**INFORMATION PROVIDED:**
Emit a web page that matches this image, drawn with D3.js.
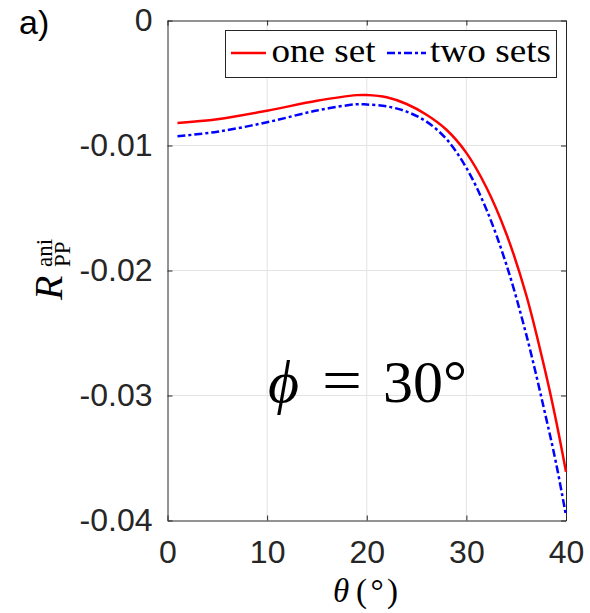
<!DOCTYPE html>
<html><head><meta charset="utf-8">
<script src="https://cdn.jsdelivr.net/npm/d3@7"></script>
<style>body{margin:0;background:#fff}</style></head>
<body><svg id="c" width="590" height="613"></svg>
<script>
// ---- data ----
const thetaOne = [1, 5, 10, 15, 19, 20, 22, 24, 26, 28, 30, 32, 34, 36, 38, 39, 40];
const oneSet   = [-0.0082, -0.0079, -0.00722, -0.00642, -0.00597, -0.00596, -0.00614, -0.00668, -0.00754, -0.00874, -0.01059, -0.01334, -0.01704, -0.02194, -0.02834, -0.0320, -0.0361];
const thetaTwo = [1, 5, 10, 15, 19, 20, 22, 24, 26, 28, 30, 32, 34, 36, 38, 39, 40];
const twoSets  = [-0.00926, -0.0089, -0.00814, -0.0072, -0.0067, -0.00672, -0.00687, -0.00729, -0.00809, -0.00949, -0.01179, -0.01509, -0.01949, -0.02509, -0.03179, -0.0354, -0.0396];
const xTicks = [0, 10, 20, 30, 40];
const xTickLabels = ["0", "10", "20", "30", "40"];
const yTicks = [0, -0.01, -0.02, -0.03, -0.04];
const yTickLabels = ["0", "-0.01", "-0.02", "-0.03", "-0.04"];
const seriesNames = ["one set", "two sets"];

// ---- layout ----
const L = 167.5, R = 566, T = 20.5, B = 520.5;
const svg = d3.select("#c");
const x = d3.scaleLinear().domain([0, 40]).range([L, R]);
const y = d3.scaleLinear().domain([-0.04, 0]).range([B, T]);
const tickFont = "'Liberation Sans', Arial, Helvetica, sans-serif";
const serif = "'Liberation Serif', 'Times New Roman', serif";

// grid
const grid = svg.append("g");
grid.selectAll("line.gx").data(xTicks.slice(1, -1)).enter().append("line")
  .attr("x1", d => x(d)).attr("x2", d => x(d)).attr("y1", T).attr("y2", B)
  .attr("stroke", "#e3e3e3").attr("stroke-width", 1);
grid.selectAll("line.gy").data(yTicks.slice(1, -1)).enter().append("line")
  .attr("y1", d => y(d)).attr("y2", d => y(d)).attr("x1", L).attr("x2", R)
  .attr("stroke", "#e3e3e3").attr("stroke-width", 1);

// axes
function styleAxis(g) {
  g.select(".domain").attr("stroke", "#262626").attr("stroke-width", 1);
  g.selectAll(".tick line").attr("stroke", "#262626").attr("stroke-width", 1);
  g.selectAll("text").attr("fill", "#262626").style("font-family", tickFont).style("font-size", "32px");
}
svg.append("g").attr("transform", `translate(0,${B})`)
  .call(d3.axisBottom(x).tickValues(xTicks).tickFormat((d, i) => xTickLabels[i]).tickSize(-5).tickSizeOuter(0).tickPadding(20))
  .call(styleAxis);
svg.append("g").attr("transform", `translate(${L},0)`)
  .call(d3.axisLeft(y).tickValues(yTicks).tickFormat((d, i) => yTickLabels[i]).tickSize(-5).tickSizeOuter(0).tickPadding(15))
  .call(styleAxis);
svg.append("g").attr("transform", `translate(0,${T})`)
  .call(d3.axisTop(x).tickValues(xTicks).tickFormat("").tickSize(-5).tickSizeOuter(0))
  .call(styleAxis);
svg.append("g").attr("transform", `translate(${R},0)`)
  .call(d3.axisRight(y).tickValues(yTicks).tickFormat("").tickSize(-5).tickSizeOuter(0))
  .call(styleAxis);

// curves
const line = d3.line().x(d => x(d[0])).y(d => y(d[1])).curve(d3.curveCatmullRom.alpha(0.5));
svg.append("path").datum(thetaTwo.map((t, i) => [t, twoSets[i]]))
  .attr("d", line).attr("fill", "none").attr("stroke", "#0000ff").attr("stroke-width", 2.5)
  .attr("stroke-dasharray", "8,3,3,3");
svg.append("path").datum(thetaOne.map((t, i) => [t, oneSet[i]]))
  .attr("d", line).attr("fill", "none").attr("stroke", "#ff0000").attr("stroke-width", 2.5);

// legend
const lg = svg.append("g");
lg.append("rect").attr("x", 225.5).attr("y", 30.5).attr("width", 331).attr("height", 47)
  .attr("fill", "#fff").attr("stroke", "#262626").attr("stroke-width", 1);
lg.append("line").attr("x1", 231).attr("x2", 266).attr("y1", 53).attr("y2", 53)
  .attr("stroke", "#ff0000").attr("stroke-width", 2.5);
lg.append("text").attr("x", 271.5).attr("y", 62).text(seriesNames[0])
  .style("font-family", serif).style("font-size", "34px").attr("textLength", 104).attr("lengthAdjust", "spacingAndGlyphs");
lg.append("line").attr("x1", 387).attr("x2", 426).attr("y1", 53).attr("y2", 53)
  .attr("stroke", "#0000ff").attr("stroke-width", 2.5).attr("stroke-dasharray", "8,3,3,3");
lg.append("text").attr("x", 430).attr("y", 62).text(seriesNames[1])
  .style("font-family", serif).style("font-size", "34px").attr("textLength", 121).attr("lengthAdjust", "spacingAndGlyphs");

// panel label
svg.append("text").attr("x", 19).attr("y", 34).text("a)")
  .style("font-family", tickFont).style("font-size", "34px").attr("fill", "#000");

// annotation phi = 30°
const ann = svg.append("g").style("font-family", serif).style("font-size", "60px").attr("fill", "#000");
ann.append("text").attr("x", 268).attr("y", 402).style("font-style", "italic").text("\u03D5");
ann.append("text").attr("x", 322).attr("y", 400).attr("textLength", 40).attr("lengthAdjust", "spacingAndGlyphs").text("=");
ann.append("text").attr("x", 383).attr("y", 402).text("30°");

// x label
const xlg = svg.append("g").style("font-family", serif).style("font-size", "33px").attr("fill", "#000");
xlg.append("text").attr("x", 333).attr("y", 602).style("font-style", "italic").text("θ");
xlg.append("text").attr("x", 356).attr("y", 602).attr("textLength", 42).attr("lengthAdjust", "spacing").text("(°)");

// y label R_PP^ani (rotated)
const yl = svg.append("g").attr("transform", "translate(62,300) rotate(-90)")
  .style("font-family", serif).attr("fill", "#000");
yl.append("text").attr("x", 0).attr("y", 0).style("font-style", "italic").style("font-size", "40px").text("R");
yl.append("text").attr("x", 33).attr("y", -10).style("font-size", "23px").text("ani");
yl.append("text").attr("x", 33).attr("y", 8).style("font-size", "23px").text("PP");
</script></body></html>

**WORK INSTRUCTIONS:** Leave out the pictures and restate, word for word, the lines from the top of the data through the line containing "Serif', 'Times New", both included.

**RIGHT ANSWER:**
Emit a web page that matches this image, drawn with D3.js.
<!DOCTYPE html>
<html><head><meta charset="utf-8">
<script src="https://cdn.jsdelivr.net/npm/d3@7"></script>
<style>body{margin:0;background:#fff}</style></head>
<body><svg id="c" width="590" height="613"></svg>
<script>
// ---- data ----
const thetaOne = [1, 5, 10, 15, 19, 20, 22, 24, 26, 28, 30, 32, 34, 36, 38, 39, 40];
const oneSet   = [-0.0082, -0.0079, -0.00722, -0.00642, -0.00597, -0.00596, -0.00614, -0.00668, -0.00754, -0.00874, -0.01059, -0.01334, -0.01704, -0.02194, -0.02834, -0.0320, -0.0361];
const thetaTwo = [1, 5, 10, 15, 19, 20, 22, 24, 26, 28, 30, 32, 34, 36, 38, 39, 40];
const twoSets  = [-0.00926, -0.0089, -0.00814, -0.0072, -0.0067, -0.00672, -0.00687, -0.00729, -0.00809, -0.00949, -0.01179, -0.01509, -0.01949, -0.02509, -0.03179, -0.0354, -0.0396];
const xTicks = [0, 10, 20, 30, 40];
const xTickLabels = ["0", "10", "20", "30", "40"];
const yTicks = [0, -0.01, -0.02, -0.03, -0.04];
const yTickLabels = ["0", "-0.01", "-0.02", "-0.03", "-0.04"];
const seriesNames = ["one set", "two sets"];

// ---- layout ----
const L = 167.5, R = 566, T = 20.5, B = 520.5;
const svg = d3.select("#c");
const x = d3.scaleLinear().domain([0, 40]).range([L, R]);
const y = d3.scaleLinear().domain([-0.04, 0]).range([B, T]);
const tickFont = "'Liberation Sans', Arial, Helvetica, sans-serif";
const serif = "'Liberation Serif', 'Times New Roman', serif";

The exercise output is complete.